Understanding Incident Management
Defining Incident Management: What You Need to Know
As defined by Atlassian, an incident is “an event that causes a disruption to or a reduction in the quality of a service, which requires an emergency response.” Incident management is a structured approach to identifying, analyzing, and resolving such disruptions or failures within an organization’s systems, services, or processes. The primary goal is to restore normal operations as quickly as possible while minimizing the impact on business continuity and user experience.
At its core, incident management ensures that businesses can respond effectively to unexpected issues—whether they stem from system outages, service degradation, security breaches, or operational failures. This process relies on clear communication, rapid response, and thorough documentation to resolve incidents quickly and help prevent similar issues from recurring.
Effective incident management not only addresses the immediate problem but also enables organizations to learn from these events, continuously improve, and build resilience. By incorporating practices like root cause analysis, automated monitoring, and response protocols, businesses can better safeguard their operations and maintain high availability for their customers.
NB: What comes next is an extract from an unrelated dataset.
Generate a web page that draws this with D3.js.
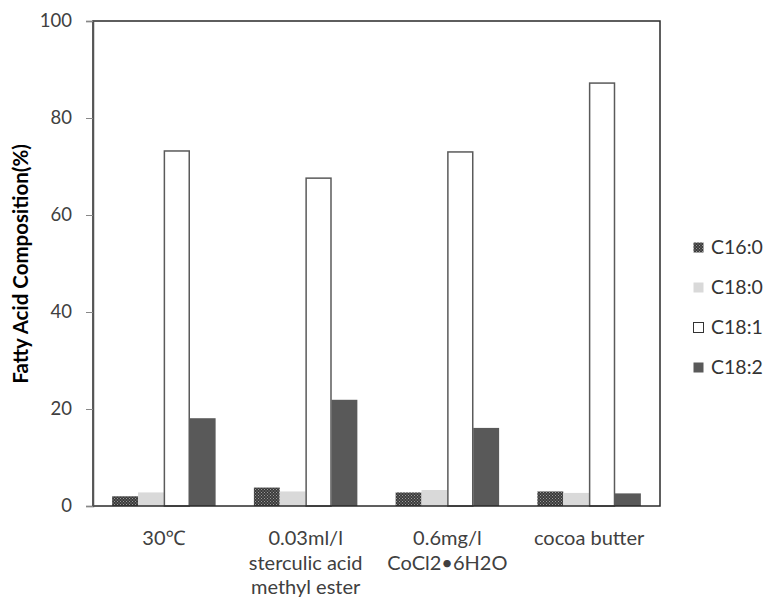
<!DOCTYPE html>
<html>
<head>
<meta charset="utf-8">
<script src="https://cdn.jsdelivr.net/npm/d3@7"></script>
<style>
  body { margin: 0; background: #fff; }
  text { font-family: Lato, "Noto Sans", sans-serif; }
</style>
</head>
<body>
<div id="chart"></div>
<script>
// category labels, one array entry per line
var categories = [
    ["30\u2103"],
    ["0.03ml/l", "sterculic acid", "methyl ester"],
    ["0.6mg/l", "CoCl2\u20226H2O"],
    ["cocoa butter"]
];
var seriesNames = ["C16:0", "C18:0", "C18:1", "C18:2"];
var c160 = [2.0, 3.8, 2.8, 3.0];
var c180 = [2.8, 3.0, 3.3, 2.7];
var c181 = [73.2, 67.6, 73.0, 87.2];
var c182 = [18.1, 21.9, 16.1, 2.6];
var yTicks = [0, 20, 40, 60, 80, 100];

var series = [c160, c180, c181, c182];
var width = 763, height = 597;
var margin = {top: 21, right: 103, bottom: 91, left: 93};
var plotW = width - margin.left - margin.right;
var plotH = height - margin.top - margin.bottom;

var svg = d3.select('#chart').append('svg')
    .attr('width', width)
    .attr('height', height);

// checkered fill for C16:0
var defs = svg.append('defs');
var pat = defs.append('pattern')
    .attr('id', 'checker')
    .attr('width', 3)
    .attr('height', 3)
    .attr('patternUnits', 'userSpaceOnUse');
pat.append('rect').attr('width', 3).attr('height', 3).attr('fill', '#3a3a3a');
pat.append('rect').attr('x', 0).attr('y', 0).attr('width', 1).attr('height', 1).attr('fill', '#9a9a9a');
pat.append('rect').attr('x', 1.5).attr('y', 1.5).attr('width', 1).attr('height', 1).attr('fill', '#9a9a9a');

var fills = ['url(#checker)', '#d9d9d9', '#ffffff', '#595959'];
var strokes = ['none', 'none', '#5a5a5a', 'none'];

var g = svg.append('g')
    .attr('transform', 'translate(' + margin.left + ',' + margin.top + ')');

var x0 = d3.scaleBand().domain(d3.range(categories.length)).range([0, plotW]).paddingInner(0.27).paddingOuter(0.135);
var x1 = d3.scaleBand().domain(d3.range(series.length)).range([0, x0.bandwidth()]);
var y = d3.scaleLinear().domain([0, 100]).range([plotH, 0]);

// bars
series.forEach(function(vals, si) {
    g.selectAll('.bar' + si)
        .data(vals)
        .enter().append('rect')
        .attr('class', 'bar' + si)
        .attr('x', function(d, i) { return x0(i) + x1(si) + (strokes[si] != 'none' ? 0.5 : 0); })
        .attr('y', function(d) { return y(d); })
        .attr('width', x1.bandwidth() - (strokes[si] != 'none' ? 1 : 0))
        .attr('height', function(d) { return plotH - y(d); })
        .attr('fill', fills[si])
        .attr('stroke', strokes[si])
        .attr('stroke-width', 1.5);
});

// frame
g.append('rect')
    .attr('width', plotW)
    .attr('height', plotH)
    .attr('fill', 'none')
    .attr('stroke', '#2a2a2a')
    .attr('stroke-width', 1.5);

// y axis
var yAxis = g.append('g')
    .call(d3.axisLeft(y).tickValues(yTicks).tickSize(7).tickPadding(14).tickFormat(d3.format('d')));
yAxis.select('.domain').attr('stroke', '#555').attr('stroke-width', 1.5);
yAxis.selectAll('.tick line').attr('stroke', '#888');
yAxis.selectAll('.tick text').attr('font-size', 18.5).attr('fill', '#404040')
    .style('font-family', 'Lato, "Noto Sans", sans-serif');

// category labels
var catLabels = g.selectAll('.cat')
    .data(categories)
    .enter().append('text')
    .attr('class', 'cat')
    .attr('text-anchor', 'middle')
    .attr('font-size', 20)
    .attr('fill', '#404040')
    .attr('transform', function(d, i) {
        return 'translate(' + (x0(i) + x0.bandwidth() / 2) + ',' + (plotH + 39) + ')';
    });
catLabels.selectAll('tspan')
    .data(function(d) { return d; })
    .enter().append('tspan')
    .attr('x', 0)
    .attr('dy', function(d, i) { return i == 0 ? 0 : 24.5; })
    .text(function(d) { return d; });

// y title
svg.append('text')
    .attr('transform', 'translate(28,' + 264 + ') rotate(-90)')
    .attr('text-anchor', 'middle')
    .attr('font-size', 20.5)
    .attr('font-weight', 'bold')
    .attr('fill', '#000')
    .text('Fatty Acid Composition(%)');

// legend
var legend = svg.selectAll('.legendItem')
    .data(seriesNames)
    .enter().append('g')
    .attr('class', 'legendItem')
    .attr('transform', function(d, i) {
        return 'translate(693,' + (242 + 40 * i) + ')';
    });
legend.append('rect')
    .attr('x', 0.5)
    .attr('y', 0.5)
    .attr('width', 10)
    .attr('height', 10)
    .attr('fill', function(d, i) { return fills[i]; })
    .attr('stroke', function(d, i) { return strokes[i] != 'none' ? '#333' : 'none'; })
    .attr('stroke-width', 1);
legend.append('text')
    .attr('x', 18)
    .attr('y', 12)
    .attr('font-size', 19.5)
    .attr('fill', '#333')
    .text(function(d) { return d; });
</script>
</body>
</html>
Ultimately, incident management is crucial for maintaining trust, ensuring service reliability, and reducing financial and reputational risks. Understanding the key components—detection, escalation, resolution, and post-incident review—provides the foundation for a robust incident management strategy that helps your team remain agile in the face of disruptions.
The Role of Incident Management In Business Growth
Boosting Efficiency: How Incident Management Drives Growth
Incident management is not just about solving problems; it’s a strategic approach that can significantly enhance a company’s overall efficiency and drive growth. By effectively managing incidents, businesses can minimize downtime, reduce operational disruptions, and improve service reliability—key factors that directly impact both customer satisfaction and profitability.
When incidents are swiftly identified and resolved, businesses avoid prolonged outages or service degradation that could result in lost revenue and a damaged reputation. Moreover, a well-structured incident management process fosters a culture of continuous improvement. Each incident provides an opportunity to learn, adapt, and refine systems, which, in turn, boosts operational resilience and efficiency.
Additionally, effective incident management streamlines internal communication and collaboration. By establishing clear roles, responsibilities, and escalation paths during incidents, teams can work together more efficiently, reducing response times and ensuring that critical services are restored as quickly as possible. This increased operational efficiency allows businesses to focus on innovation, scalability, and customer-focused growth, rather than constantly reacting to crises.
Finally, incident management contributes to long-term growth by building customer trust. Reliable, uninterrupted service is a cornerstone of customer loyalty. When businesses demonstrate their ability to manage disruptions effectively, it reinforces confidence in their services, fostering customer retention and new opportunities for expansion.
In short, incident management is a growth driver that not only resolves immediate issues but also promotes operational excellence, customer trust, and long-term business success.
Real-World Example: How Incident Management Delivered Significant Business Savings
Incident management is more than just a reactive process—it’s a vital strategy that can save businesses substantial amounts of money. One clear example comes from Amazon, particularly through its cloud computing division, Amazon Web Services (AWS). As one of the largest e-commerce and cloud service providers in the world, Amazon has faced the risk of significant financial losses from service outages during peak periods, such as Black Friday, which in the past led to millions of dollars in lost revenue, customer dissatisfaction, and reputational damage.
To address these challenges, Amazon implemented a comprehensive incident management strategy across its AWS infrastructure. Automated monitoring tools like CloudWatch and auto-scaling were deployed to detect issues before they escalated, while incident response teams were trained to handle problems swiftly and effectively. This proactive approach ensured that incidents were detected and resolved quickly, reducing both the frequency and severity of outages.
A key part of this strategy was the use of a “follow-the-sun” support model, which allowed Amazon to have technical experts available 24/7, ensuring that incident responses could be initiated immediately, regardless of time zone or location. This global support model, combined with clear communication protocols, ensured seamless collaboration between IT, development, and customer service teams during incidents, further accelerating the resolution process.
One notable success was during an AWS outage in 2017. Amazon’s incident response team was able to isolate the issue and restore services promptly, significantly minimizing customer impact and avoiding the potential for millions in lost revenue.
By refining its incident management process, Amazon dramatically reduced the mean time to detect (MTTD) and mean time to resolve (MTTR) incidents. The proactive measures not only saved the company millions of dollars by avoiding extended downtimes during peak periods, but they also preserved customer trust and reinforced AWS’s reputation as a reliable cloud provider.